= Your task =
The listing below begins with the first line you should copy; stop after the line containing "Chart.register(...registerables);", and drop every picture.

>> BEGIN Data shown

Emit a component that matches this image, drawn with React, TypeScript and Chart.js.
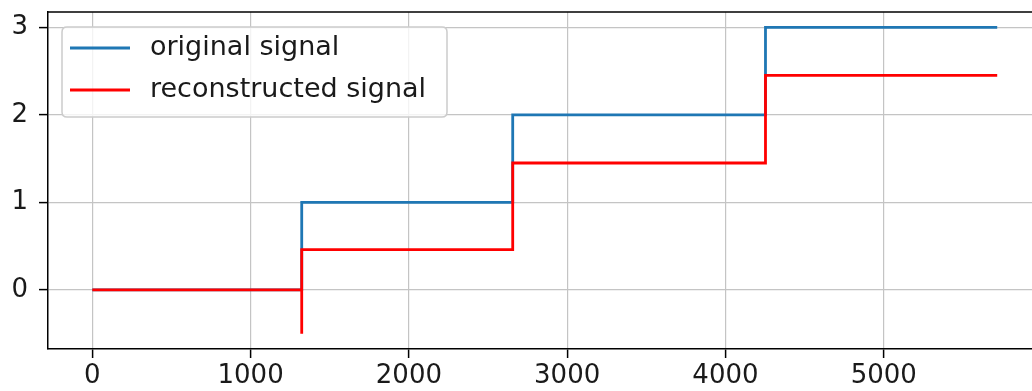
import React, { useEffect, useRef } from "react";
import { Chart, registerables } from "chart.js";

Chart.register(...registerables);

const seriesNames = ["original signal", "reconstructed signal"];
const seriesColors = ["#1f77b4", "#ff0000"];
const originalX = [0, 1323, 1323, 2656, 2656, 4253, 4253, 5717];
const originalY = [0, 0, 1, 1, 2, 2, 3, 3];
const reconX = [0, 1323, 1323, 1323, 2656, 2656, 4253, 4253, 5717];
const reconY = [0, 0, -0.5, 0.46, 0.46, 1.45, 1.45, 2.45, 2.45];
const xTicks = [0, 1000, 2000, 3000, 4000, 5000];
const yTicks = [0, 1, 2, 3];

const FONT = "'DejaVu Sans', sans-serif";
const TICK_SIZE = 26;
const LEGEND_SIZE = 27;
const TEXT_COLOR = "#1a1a1a";

const legendPlugin = {
  id: "mplLegend",
  afterDatasetsDraw(chart: any) {
    const ctx = chart.ctx;
    const a = chart.chartArea;
    const x = a.left + 14;
    const y = a.top + 15;
    const w = 385;
    const h = 90;
    const r = 5;
    ctx.save();
    ctx.beginPath();
    ctx.moveTo(x + r, y);
    ctx.lineTo(x + w - r, y);
    ctx.quadraticCurveTo(x + w, y, x + w, y + r);
    ctx.lineTo(x + w, y + h - r);
    ctx.quadraticCurveTo(x + w, y + h, x + w - r, y + h);
    ctx.lineTo(x + r, y + h);
    ctx.quadraticCurveTo(x, y + h, x, y + h - r);
    ctx.lineTo(x, y + r);
    ctx.quadraticCurveTo(x, y, x + r, y);
    ctx.closePath();
    ctx.fillStyle = "rgba(255,255,255,0.8)";
    ctx.fill();
    ctx.strokeStyle = "#cccccc";
    ctx.lineWidth = 1.5;
    ctx.stroke();
    ctx.font = `${LEGEND_SIZE}px ${FONT}`;
    ctx.textBaseline = "middle";
    ctx.textAlign = "left";
    seriesNames.forEach((name, i) => {
      const cy = y + 21 + i * 42;
      ctx.beginPath();
      ctx.moveTo(x + 8, cy);
      ctx.lineTo(x + 68, cy);
      ctx.strokeStyle = seriesColors[i];
      ctx.lineWidth = 2.8;
      ctx.stroke();
      ctx.fillStyle = TEXT_COLOR;
      ctx.fillText(name, x + 88, cy);
    });
    ctx.restore();
  },
  afterDraw(chart: any) {
    const ctx = chart.ctx;
    const a = chart.chartArea;
    ctx.save();
    ctx.strokeStyle = "#000";
    ctx.lineWidth = 1.5;
    ctx.beginPath();
    ctx.moveTo(a.left, a.top);
    ctx.lineTo(a.right, a.top);
    ctx.lineTo(a.right, a.bottom);
    ctx.stroke();
    ctx.restore();
  },
};

export default function App() {
  const ref = useRef<HTMLCanvasElement>(null);
  useEffect(() => {
    document.body.style.margin = "0";
    document.body.style.background = "#fff";
    if (!ref.current) return;
    const chart = new Chart(ref.current, {
      type: "line",
      data: {
        datasets: [
          {
            label: seriesNames[0],
            data: originalX.map((x, i) => ({ x, y: originalY[i] })),
            borderColor: seriesColors[0],
            borderWidth: 2.8,
            pointRadius: 0,
            fill: false,
            tension: 0,
            order: 1,
          },
          {
            label: seriesNames[1],
            data: reconX.map((x, i) => ({ x, y: reconY[i] })),
            borderColor: seriesColors[1],
            borderWidth: 2.8,
            pointRadius: 0,
            fill: false,
            tension: 0,
            order: 0,
          },
        ],
      },
      options: {
        animation: false,
        responsive: false,
        devicePixelRatio: 1,
        layout: { padding: { top: 12, right: 10, left: 0, bottom: 0 } },
        plugins: { legend: { display: false }, tooltip: { enabled: false } },
        scales: {
          x: {
            type: "linear",
            min: -280,
            max: 6000,
            afterBuildTicks: (s: any) => {
              s.ticks = xTicks.map((v) => ({ value: v }));
            },
            afterFit: (s: any) => {
              s.height = 42;
              s.paddingLeft = 0;
              s.paddingRight = 0;
            },
            grid: {
              color: "#c4c4c4",
              lineWidth: 1.2,
              tickColor: "#000",
              tickLength: 9,
              tickWidth: 1.5,
            },
            border: { color: "#000", width: 1.5 },
            ticks: {
              font: { family: FONT, size: TICK_SIZE },
              color: TEXT_COLOR,
              padding: 3,
              maxRotation: 0,
              autoSkip: false,
              callback: (v: any) => String(v),
            },
          },
          y: {
            type: "linear",
            min: -0.675,
            max: 3.175,
            afterBuildTicks: (s: any) => {
              s.ticks = yTicks.map((v) => ({ value: v }));
            },
            afterFit: (s: any) => {
              s.width = 48;
              s.paddingTop = 0;
              s.paddingBottom = 0;
            },
            grid: {
              color: "#c4c4c4",
              lineWidth: 1.2,
              tickColor: "#000",
              tickLength: 9,
              tickWidth: 1.5,
            },
            border: { color: "#000", width: 1.5 },
            ticks: {
              font: { family: FONT, size: TICK_SIZE },
              color: TEXT_COLOR,
              padding: 11,
              autoSkip: false,
              callback: (v: any) => String(v),
            },
          },
        },
      },
      plugins: [legendPlugin],
    } as any);
    return () => chart.destroy();
  }, []);
  return (
    <div style={{ width: 1032, height: 391, overflow: "hidden", position: "relative" }}>
      <canvas ref={ref} width={1052} height={391} style={{ display: "block" }} />
    </div>
  );
}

>> END Data shown

= Solution for this task =
Emit a component that matches this image, drawn with React, TypeScript and Chart.js.
import React, { useEffect, useRef } from "react";
import { Chart, registerables } from "chart.js";

Chart.register(...registerables);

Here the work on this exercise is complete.